Die Vereine müssen noch ein bisschen länger als die Feuerwehr auf den Einzug warten, sie dürfen erst im August das sanierte Gebäude wieder belegen. Bis dahin soll auch der Parkplatz gegenüber geräumt werden, wo die Feuerwehr von einer schmucklosen Behelfshalle aus einen Notbetrieb aufrechterhalten hat. Dann bekommen die Bürger Gonzenheims ihr „Herzstück“ zurück. Mit wunderbarer neuer Lüftungstechnik im Gunzosaal, mit optimaler Akustik unter der abgehängten Decke, mit neuer Bühnentechnik und schallabsorbierendem Material hinter den Wandpaneelen.

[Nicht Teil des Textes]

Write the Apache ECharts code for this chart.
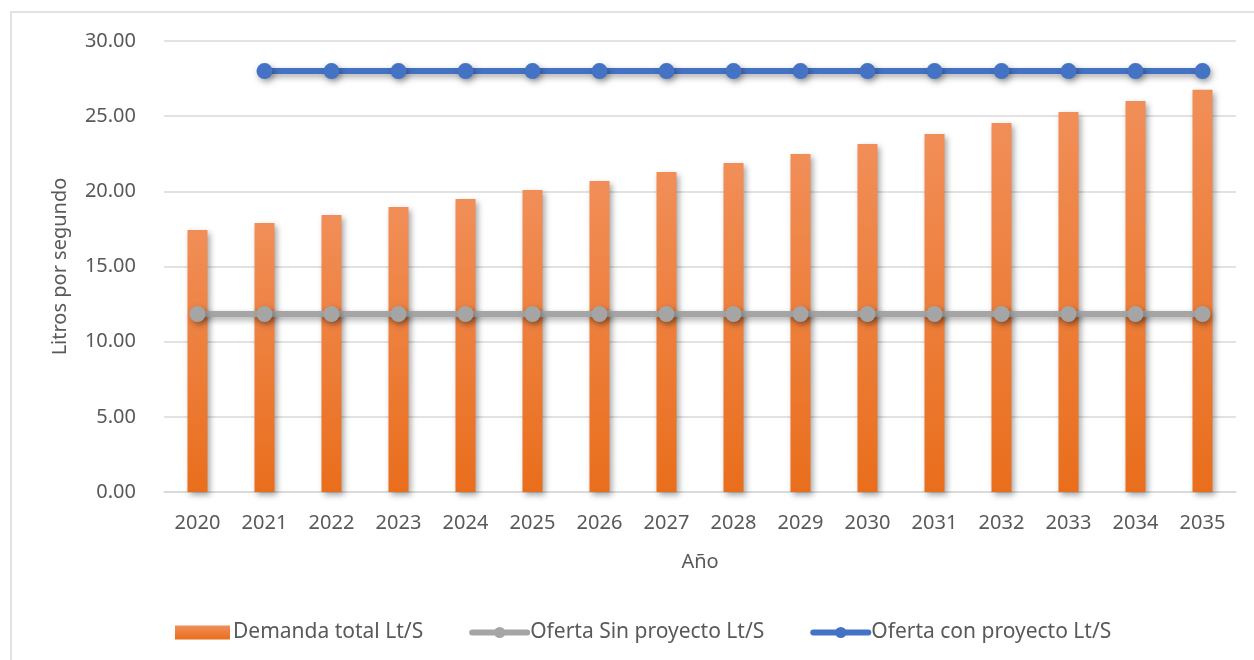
<!DOCTYPE html>
<html>
<head>
<meta charset="utf-8">
<script src="https://cdn.jsdelivr.net/npm/echarts@6/dist/echarts.min.js"></script>
<style>
html,body{margin:0;padding:0;background:#fff;}
#chart{width:1254px;height:660px;}
</style>
</head>
<body>
<div id="chart"></div>
<script>
const years = ['2020','2021','2022','2023','2024','2025','2026','2027','2028','2029','2030','2031','2032','2033','2034','2035'];
const demanda = [17.43,17.90,18.43,18.96,19.49,20.09,20.69,21.29,21.89,22.49,23.15,23.82,24.55,25.28,26.01,26.75];
const ofertaSin = [11.84,11.84,11.84,11.84,11.84,11.84,11.84,11.84,11.84,11.84,11.84,11.84,11.84,11.84,11.84,11.84];
const ofertaCon = [null,28.0,28.0,28.0,28.0,28.0,28.0,28.0,28.0,28.0,28.0,28.0,28.0,28.0,28.0,28.0];
const yTicks = {min:0, max:30, interval:5};

const FONT = 'Noto Sans';
const TXT = '#595959';
const chart = echarts.init(document.getElementById('chart'), null, {renderer:'canvas'});
const barGrad = new echarts.graphic.LinearGradient(0,0,0,1,[
  {offset:0,color:'#F18E58'},{offset:1,color:'#E96E1C'}
]);
const shadow = {shadowColor:'rgba(0,0,0,0.35)', shadowBlur:6, shadowOffsetX:2, shadowOffsetY:3};
chart.setOption({
  animation:false,
  backgroundColor:'#fff',
  textStyle:{fontFamily:FONT,color:TXT},
  graphic:[{type:'rect',shape:{x:11,y:12,width:1280,height:700},style:{fill:'none',stroke:'#D9D9D9',lineWidth:1.5},z:-1}],
  grid:{left:164,right:18,top:41,bottom:168,containLabel:false},
  legend:{
    left:175, top:622, padding:0, itemWidth:55, itemHeight:14, itemGap:46,
    lineStyle:{width:6, cap:'round'},
    textStyle:{fontFamily:FONT,fontSize:21,color:TXT,padding:[0,0,0,-2]},
    data:[
      {name:'Demanda total Lt/S', icon:'rect'},
      {name:'Oferta Sin proyecto Lt/S'},
      {name:'Oferta con proyecto Lt/S'}
    ]
  },
  xAxis:{
    type:'category', data:years,
    name:'Año', nameLocation:'middle', nameGap:60,
    nameTextStyle:{fontFamily:FONT,fontSize:20,color:TXT},
    axisLine:{lineStyle:{color:'#D9D9D9',width:1.5}},
    axisTick:{show:false},
    axisLabel:{fontFamily:FONT,fontSize:20,color:TXT,margin:21}
  },
  yAxis:{
    type:'value', min:yTicks.min, max:yTicks.max, interval:yTicks.interval,
    name:'Litros por segundo', nameLocation:'middle', nameRotate:90, nameGap:94,
    nameTextStyle:{fontFamily:FONT,fontSize:20,color:TXT},
    axisLine:{show:false}, axisTick:{show:false},
    splitLine:{lineStyle:{color:'#D9D9D9',width:1.5}},
    axisLabel:{fontFamily:FONT,fontSize:20,color:TXT,margin:28,formatter:v=>v.toFixed(2)}
  },
  series:[
    {name:'Demanda total Lt/S',type:'bar',data:demanda,barWidth:20,
     itemStyle:Object.assign({color:barGrad},shadow)},
    {name:'Oferta Sin proyecto Lt/S',type:'line',data:ofertaSin,symbol:'circle',symbolSize:16,
     lineStyle:Object.assign({color:'#A5A5A5',width:6},shadow),
     itemStyle:Object.assign({color:'#A5A5A5'},shadow)},
    {name:'Oferta con proyecto Lt/S',type:'line',data:ofertaCon,symbol:'circle',symbolSize:16,
     lineStyle:Object.assign({color:'#4472C4',width:6},shadow),
     itemStyle:Object.assign({color:'#4472C4'},shadow)}
  ]
});
</script>
</body>
</html>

Im Erdgeschoss sind die Küche und der Gastraum neu, alle technischen Anlagen des Hauses von den Rohrleitungen im Untergrund bis zur Dämmung der Dachflächen wurden komplett erneuert und neu geordnet.

Der Feuerwehrstandort beruht auf dem modernen taktischen Einsatzkonzept der Bad Homburger Feuerwehr. Stichwort „kompakte und leistungsfähige Nothilfeeinrichtung“: Im Zusammenspiel sind Vereinshaus und Feuerwehrhaus als Behelfsunterkunft und Notfallstation nutzbar. Ausgerüstet mit einer Großküche zur Verpflegung von evakuierten Menschen und mindestens 50 Feldbetten im eigenen Vorrat bei möglicher schneller Nachlieferung. Ein eventuelles Notlager könnte auch mit Notstromaggregat energietechnisch versorgt werden. Ein weiterer Stützpunkt für den Bevölkerungsschutz, wie er derzeit auch auf der anderen Seite Bad Homburgs im Ortsteil Dornholzhausen entsteht. Auf der Feuerwehrebene ausgerüstet mit moderner Technik, schon bei Ankunft an zwei möglichen Eingängen werden die Brandschützer noch vor dem Umziehen über Bildschirme von der Leitstelle aus über die Gefahrenlage am Brand- oder Unfallort informiert, damit sie sofort zur passenden Uniform und der passenden Ausrüstung greifen können.